Two parting creative ideas:
* Project movie trailer: For any of you who work in 1:1 Apple Laptop schools - Chris, Cindy, Tim? - promotional videos for the project would be a fun idea. One-minute trailers mashing up flying saucer and alien invasion footage from, for example, archive.org (I’ve downloaded gobs of footage of UFO sightings from there) could be intensely fun to edit into an “Alien King Invasion” trailer.

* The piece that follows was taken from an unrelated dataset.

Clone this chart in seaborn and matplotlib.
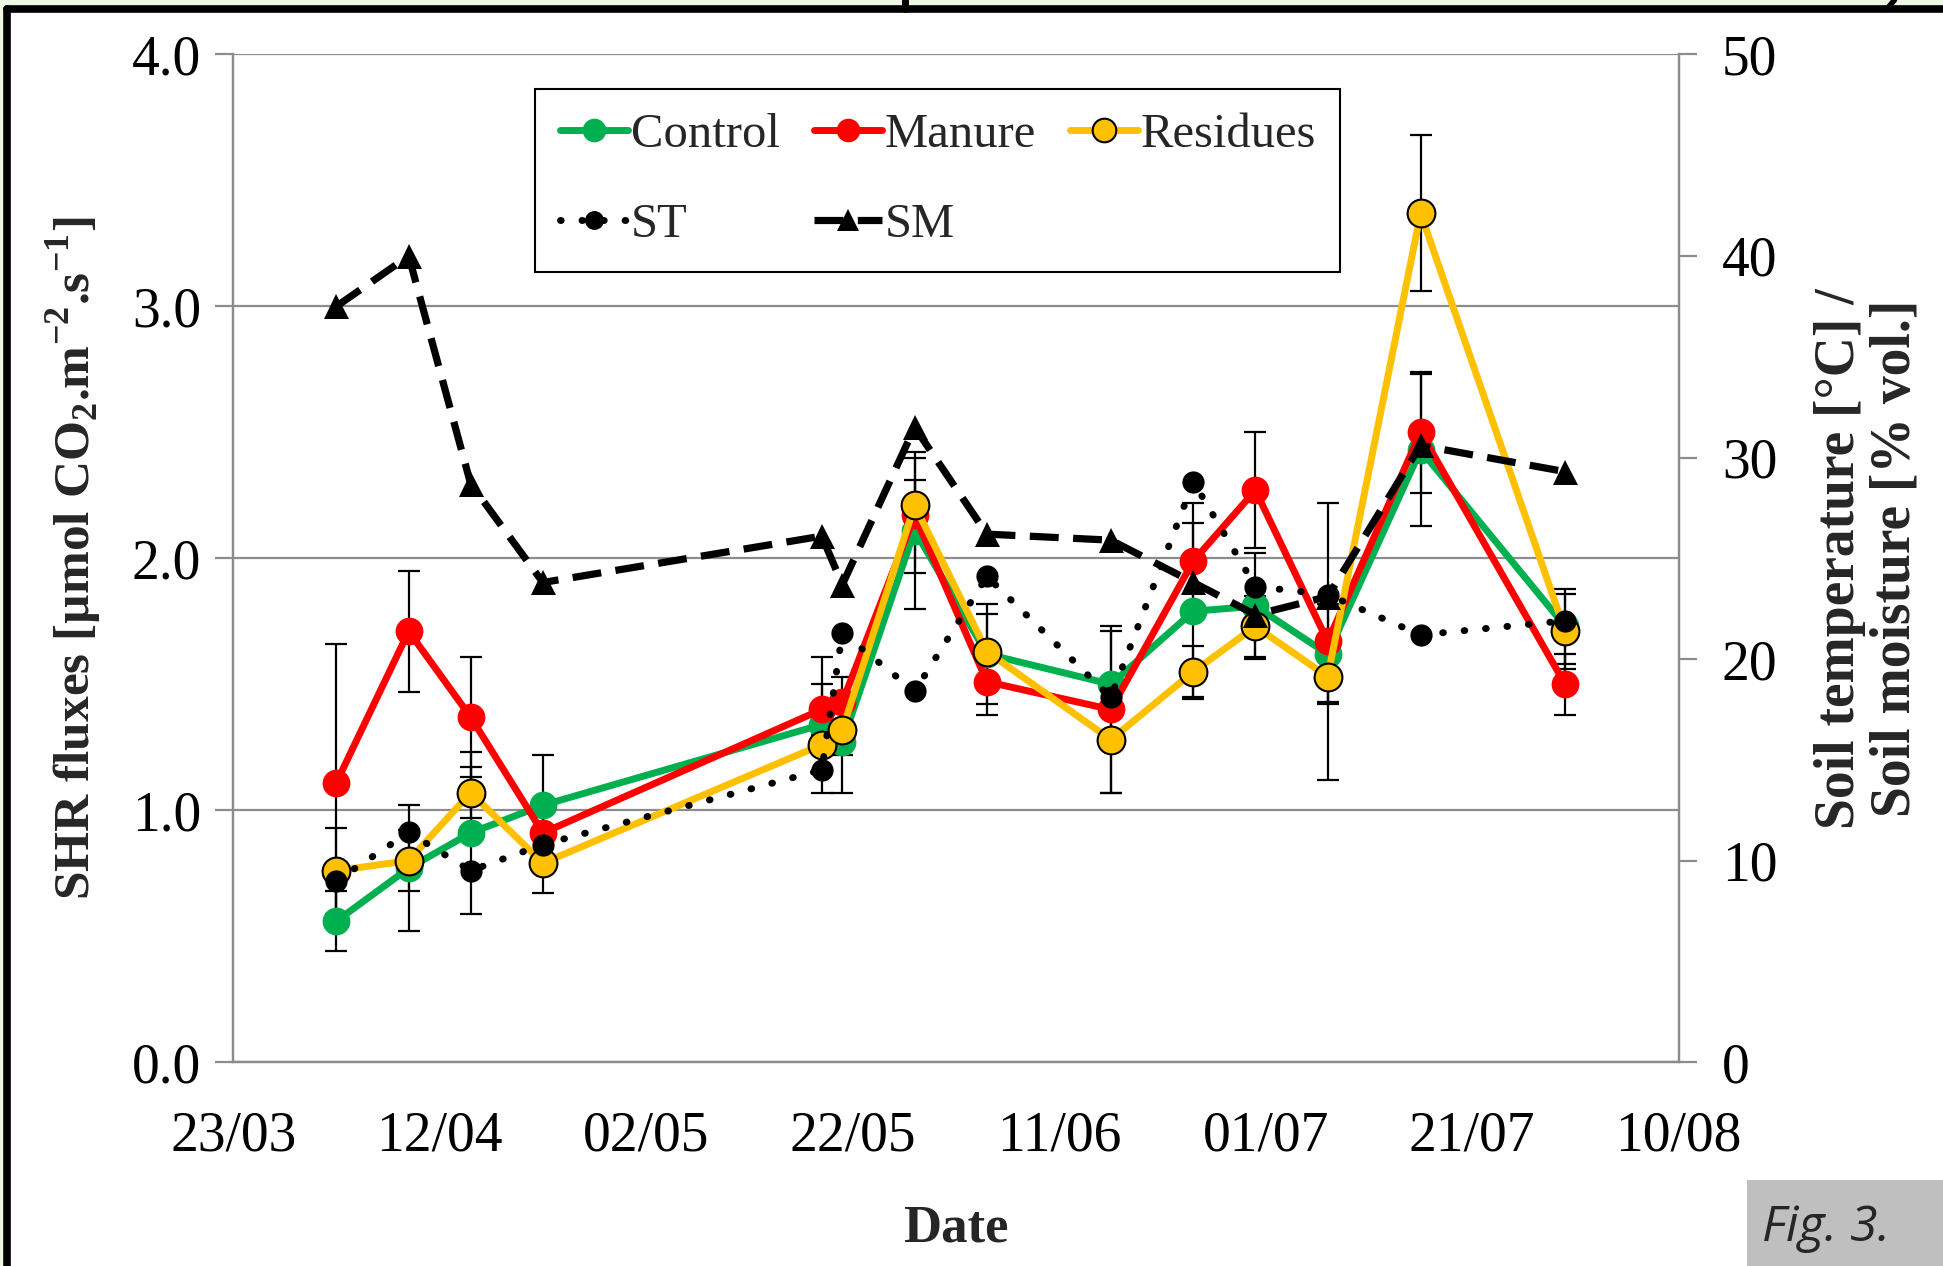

* Flat world teaching: It might be fun - I mentioned this above - for Cindy to video-skype into a Korean classroom to discuss how to brainstorm for a good idea, or for Chris to skype in to St. Louis to discuss the perils of excessive adverbs, etc. Without over-planning, such options should be sought for “Quick-in, Quick-out” guest-teaching to keep things interesting and explore new pedagogical possibilities.
Sorry to be so long. I’m done
Anybody up for a skype conference call in the coming week or two? Any other suggestions?